Stored data>
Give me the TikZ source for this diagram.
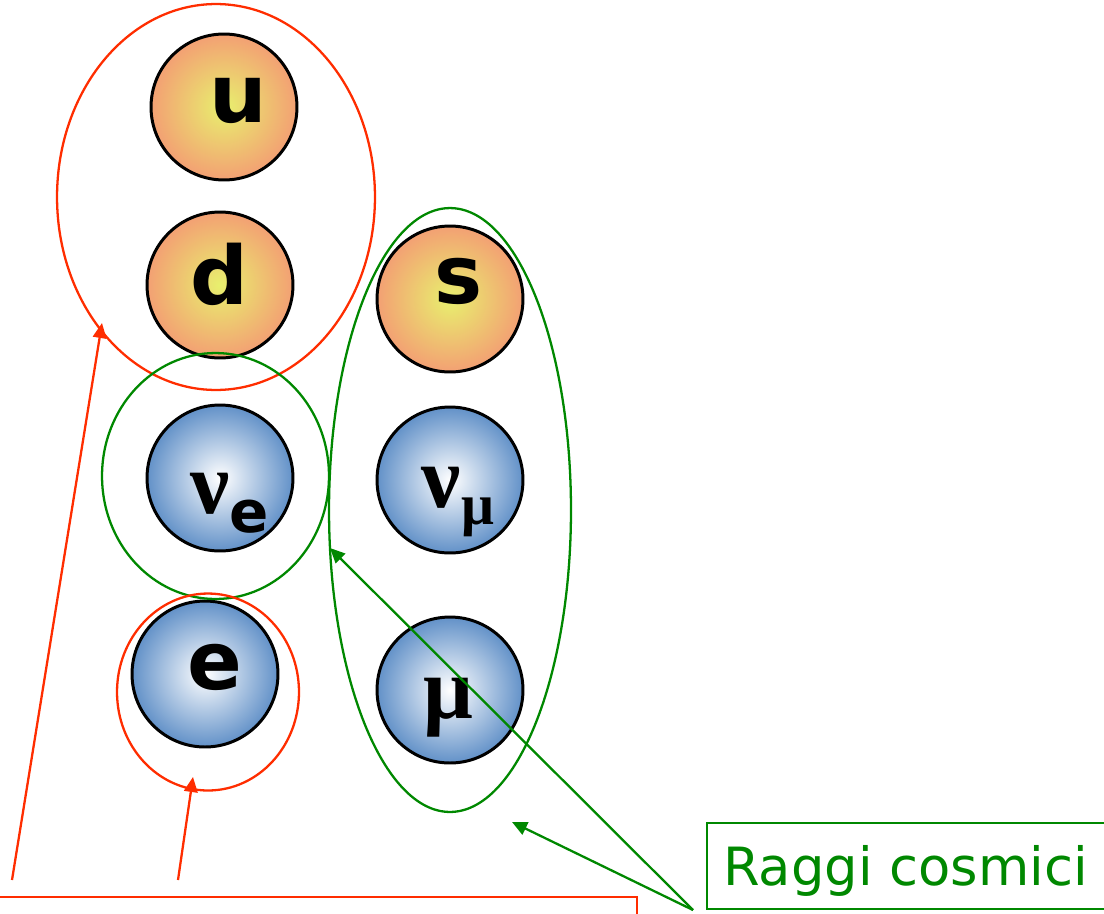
\documentclass[tikz,border=0pt]{standalone}
\usepackage{fontspec}
\usetikzlibrary{arrows.meta,shapes.geometric}
\newfontfamily\lblfont{DejaVu Sans}
\newfontfamily\grkfont{Liberation Serif}
\definecolor{myred}{RGB}{255,45,0}
\definecolor{mygreen}{RGB}{0,136,0}
\definecolor{orin}{RGB}{232,240,110}
\definecolor{orout}{RGB}{243,160,115}
\definecolor{blin}{RGB}{255,255,255}
\definecolor{blout}{RGB}{98,145,200}
\tikzset{
  ball/.style={circle, draw=black, line width=1.7pt, minimum size=2.92cm, inner sep=0pt},
  quark/.style={ball, inner color=orin, outer color=orout},
  lepton/.style={ball, inner color=blin, outer color=blout},
  lbl/.style={font=\lblfont\bfseries\fontsize{46}{46}\selectfont, anchor=base, inner sep=0pt},
  sublbl/.style={font=\lblfont\bfseries\fontsize{33}{33}\selectfont, anchor=base, inner sep=0pt},
  grk/.style={font=\grkfont\bfseries\fontsize{50}{50}\selectfont, anchor=base, inner sep=0pt},
  subgrk/.style={font=\grkfont\bfseries\fontsize{33}{33}\selectfont, anchor=base, inner sep=0pt},
  redring/.style={ellipse, draw=myred, line width=1.3pt, inner sep=0pt},
  greenring/.style={ellipse, draw=mygreen, line width=1.3pt, inner sep=0pt},
  redarrow/.style={draw=myred, line width=1.3pt, -{Triangle[length=0.3cm,width=0.27cm]}},
  greenarrow/.style={draw=mygreen, line width=1.3pt, -{Triangle[length=0.3cm,width=0.27cm]}},
}
\begin{document}
\begin{tikzpicture}[x=0.02cm, y=-0.02cm]
\useasboundingbox (0,0) rectangle (1104,913);
\clip (0,0) rectangle (1104,913);
% spheres
\node[quark] (u) at (224,107) {};
\node[quark] (d) at (220,285) {};
\node[quark] (s) at (450,299) {};
\node[lepton] (ne) at (220,478) {};
\node[lepton] (nm) at (450,480) {};
\node[lepton] (e) at (205,674) {};
\node[lepton] (mu) at (450,690) {};
% labels
\node[lbl] (ut) at (238,122) {u};
\node[lbl] (dt) at (219.5,304) {d};
\node[lbl] (st) at (459,303) {s};
\node[lbl] (et) at (215,689) {e};
\node[grk] (nut) at (210.5,513) {ν};
\node[sublbl] (nuet) at (249.5,532) {e};
\node[grk] (numt) at (441,507) {ν};
\node[subgrk] (numst) at (478,524) {μ};
\node[grk] (mut) at (448,718) {μ};
% rings
\node[redring, minimum width=6.36cm, minimum height=7.72cm] (r1) at (216,197) {};
\node[greenring, minimum width=4.54cm, minimum height=4.92cm] (g1) at (215.5,476) {};
\node[redring, minimum width=3.64cm, minimum height=3.94cm] (r2) at (208,692) {};
\node[greenring, minimum width=4.84cm, minimum height=12.08cm] (g2) at (450,510) {};
% bottom red box edge
\draw[myred, line width=1.5pt] (-10,897) -| (637,930);
% red arrows
\coordinate (ra1) at (12,880);
\coordinate (ra1e) at (102,323);
\coordinate (ra2) at (178,880);
\coordinate (ra2e) at (193,777);
\draw[redarrow] (ra1) -- (ra1e);
\draw[redarrow] (ra2) -- (ra2e);
% green label
\node[draw=mygreen, line width=1.3pt, minimum width=8.2cm, minimum height=1.72cm, anchor=north west, inner sep=0pt] (rc) at (706,822) {};
\node[font=\lblfont\fontsize{30}{30}\selectfont, text=mygreen, anchor=base west, inner sep=0pt] (rct) at (723,885) {Raggi cosmici};
\coordinate (ga) at (693,910);
\coordinate (ga1) at (330,548);
\coordinate (ga2) at (512,822);
\draw[greenarrow] (ga) -- (ga1);
\draw[greenarrow] (ga) -- (ga2);
\end{tikzpicture}
\end{document}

Do this>
All of the data needs repeating exactly, but the pictures do not.

Result of the exercise>
Give me the TikZ source for this diagram.
\documentclass[tikz,border=0pt]{standalone}
\usepackage{fontspec}
\usetikzlibrary{arrows.meta,shapes.geometric}
\newfontfamily\lblfont{DejaVu Sans}
\newfontfamily\grkfont{Liberation Serif}
\definecolor{myred}{RGB}{255,45,0}
\definecolor{mygreen}{RGB}{0,136,0}
\definecolor{orin}{RGB}{232,240,110}
\definecolor{orout}{RGB}{243,160,115}
\definecolor{blin}{RGB}{255,255,255}
\definecolor{blout}{RGB}{98,145,200}
\tikzset{
  ball/.style={circle, draw=black, line width=1.7pt, minimum size=2.92cm, inner sep=0pt},
  quark/.style={ball, inner color=orin, outer color=orout},
  lepton/.style={ball, inner color=blin, outer color=blout},
  lbl/.style={font=\lblfont\bfseries\fontsize{46}{46}\selectfont, anchor=base, inner sep=0pt},
  sublbl/.style={font=\lblfont\bfseries\fontsize{33}{33}\selectfont, anchor=base, inner sep=0pt},
  grk/.style={font=\grkfont\bfseries\fontsize{50}{50}\selectfont, anchor=base, inner sep=0pt},
  subgrk/.style={font=\grkfont\bfseries\fontsize{33}{33}\selectfont, anchor=base, inner sep=0pt},
  redring/.style={ellipse, draw=myred, line width=1.3pt, inner sep=0pt},
  greenring/.style={ellipse, draw=mygreen, line width=1.3pt, inner sep=0pt},
  redarrow/.style={draw=myred, line width=1.3pt, -{Triangle[length=0.3cm,width=0.27cm]}},
  greenarrow/.style={draw=mygreen, line width=1.3pt, -{Triangle[length=0.3cm,width=0.27cm]}},
}
\begin{document}
\begin{tikzpicture}[x=0.02cm, y=-0.02cm]
\useasboundingbox (0,0) rectangle (1104,913);
\clip (0,0) rectangle (1104,913);
% spheres
\node[quark] (u) at (224,107) {};
\node[quark] (d) at (220,285) {};
\node[quark] (s) at (450,299) {};
\node[lepton] (ne) at (220,478) {};
\node[lepton] (nm) at (450,480) {};
\node[lepton] (e) at (205,674) {};
\node[lepton] (mu) at (450,690) {};
% labels
\node[lbl] (ut) at (238,122) {u};
\node[lbl] (dt) at (219.5,304) {d};
\node[lbl] (st) at (459,303) {s};
\node[lbl] (et) at (215,689) {e};
\node[grk] (nut) at (210.5,513) {ν};
\node[sublbl] (nuet) at (249.5,532) {e};
\node[grk] (numt) at (441,507) {ν};
\node[subgrk] (numst) at (478,524) {μ};
\node[grk] (mut) at (448,718) {μ};
% rings
\node[redring, minimum width=6.36cm, minimum height=7.72cm] (r1) at (216,197) {};
\node[greenring, minimum width=4.54cm, minimum height=4.92cm] (g1) at (215.5,476) {};
\node[redring, minimum width=3.64cm, minimum height=3.94cm] (r2) at (208,692) {};
\node[greenring, minimum width=4.84cm, minimum height=12.08cm] (g2) at (450,510) {};
% bottom red box edge
\draw[myred, line width=1.5pt] (-10,897) -| (637,930);
% red arrows
\coordinate (ra1) at (12,880);
\coordinate (ra1e) at (102,323);
\coordinate (ra2) at (178,880);
\coordinate (ra2e) at (193,777);
\draw[redarrow] (ra1) -- (ra1e);
\draw[redarrow] (ra2) -- (ra2e);
% green label
\node[draw=mygreen, line width=1.3pt, minimum width=8.2cm, minimum height=1.72cm, anchor=north west, inner sep=0pt] (rc) at (706,822) {};
\node[font=\lblfont\fontsize{30}{30}\selectfont, text=mygreen, anchor=base west, inner sep=0pt] (rct) at (723,885) {Raggi cosmici};
\coordinate (ga) at (693,910);
\coordinate (ga1) at (330,548);
\coordinate (ga2) at (512,822);
\draw[greenarrow] (ga) -- (ga1);
\draw[greenarrow] (ga) -- (ga2);
\end{tikzpicture}
\end{document}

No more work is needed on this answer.